One day, he got terrible diarrhoea.
With no one to look after him, he just lay on the floor, doing nama-japa.

Weakness takes over and he closes his eyes.

A minute later, he hears something, slowly opens his heavy eyes. It takes him a minute or two to make sense.
He then finds Sri Krishna himself, as an adolescent gopa (the form of Srikrishna he had seen as his ishta), cleaning him.

Krishna washes him, changes his clothes, and gives him some water to drink. Then he picks up a broom and starts cleaning the house.
After drinking water, the sage regains some strength.

Krishna then lovingly asks, baba, do you want more water?

Tears start rolling down sage's cheeks.
The sage says, "O my beloved Krishna, I always wanted to host you. But see the tragedy, when you have come, I am lying down and you are cleaning human waste"

"The lord of the universe is cleaning up after me!"
"O Krishna! I am old and feeble, my end is near. Why have you come here to do my seva? Just sit beside me. Don't embarrass me like this"

"For long, I have being living a sanyasi-life, away from the give and take of samsara. At the end, don't make me a rini of the universe"
Krishna smiles, doesn't say anything, and continues cleaning.

The sage is sick again. Krishna rushes to help him. Patiently cleans him up again.
The sage then says, "How long will you stay here doing this? O Krishna, let me leave this samsara and see you in Goloka sitting on a simhasana with Radharani, not like this"

No response.
The sage further says, "Alright, if you can't do that (let him die), then cure my sickness, make me well again, for I don't want you to clean up after me".

Krishna then tells the sage:
"O sage! the situation that you're in, is a result of your karma. Nobody can escape the result of their karma. In whatever form or way, the karma surely catches up."
"But yes, as your beloved, I will help you, be with you, clean you, do your seva. I promise to be there for you when you want me to"
Moral of the story: Krishna didn't invent antibiotics and give him, didn't magically cure his pain, and also didn't leave him alone.

Why? Because moksha=liberation/absolute freedom. This freedom is spiritual domain is mirrored by free-will- karma siddhanta in samsaric domain.
Dharma, Artha, Kama and ultimately Moksha - these are called four purusharthas - meaning, these are begotten by effort/action.

Even Moksha that is the end of Karma-bandhana cannot be attained by akarmanyata.
We don't expect god to cure coronavirus because we also don't expect him to send one.

Hindus are not big fans of a powerful god playing his own wish in the world.

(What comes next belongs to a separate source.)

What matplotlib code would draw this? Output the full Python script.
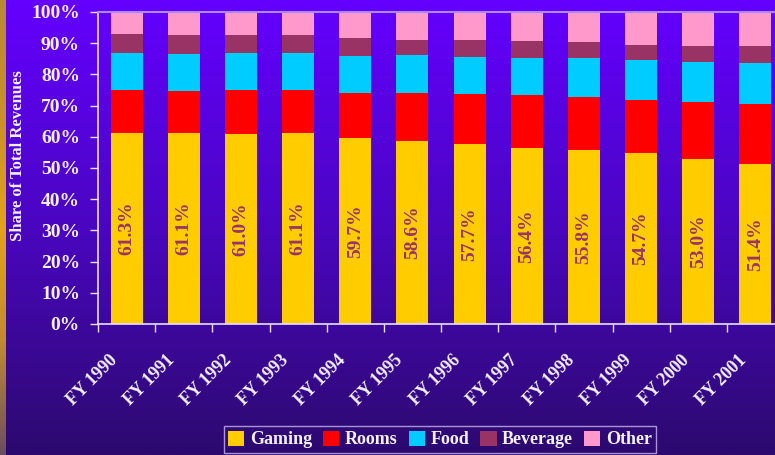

That's why we have elaborate arrangements to control exercise of power:
plurality- many gods
separation of power- specific job descriptions
democracy- diff forms tailor-made to personal needs (specialisation)
decentralisation- no one book/person
avatar- don't just sit there as god but suffer like us, we'll judge you
rule of law- karma sidhant etc
Look around.

In India, you will find gods, from under a tree, to greasy slab of a chowmein thela, to a pan wrapper, because Indians expect god to be what, where and when as they want.

"No point being omnipotent and omnipresent if I can't access you as per my convenience"
Will not discuss Bhakti-yoga here because the thread is already too long. But to give an example, see what Chokhamela, a 14th century vishnu-bhakta who was born in an ‘untouchable’ caste writes:
Vedas and the Shastras polluted;
Puranas inauspicious impure;
the body, the soul contaminated;
the manifest Being is the same. Brahma polluted, Vishnu too;
Shankar is impure, inauspicious.
Birth impure, dying is impure: says Chokha
pollution stretches without beginning and end.
True to the concept of Bhakti, not only Chokha shares the divine love of Vithobha, but Vithobha also shares the socially imposed ‘pollutedness’ of Chokha. If Bhakt Chokha, who is one with the Lord is ‘impure’ and 'inauspicious', then what is not?
That's some moksha-level dialogue going on there.

Those of us who have reached Chokha's level- no self-centred samsaric sukha kamana (which essentially is at cost of something- someone's labour, natural resources etc), can surely rely only on Krishna to take care of everything.
That's a personal arrangement.

But there is no free lunch in samsara. No responsibility = no freedom. And the same rule applies to our gods too.

Think about idol-worship. Could there by a more "scientific" representation of gods?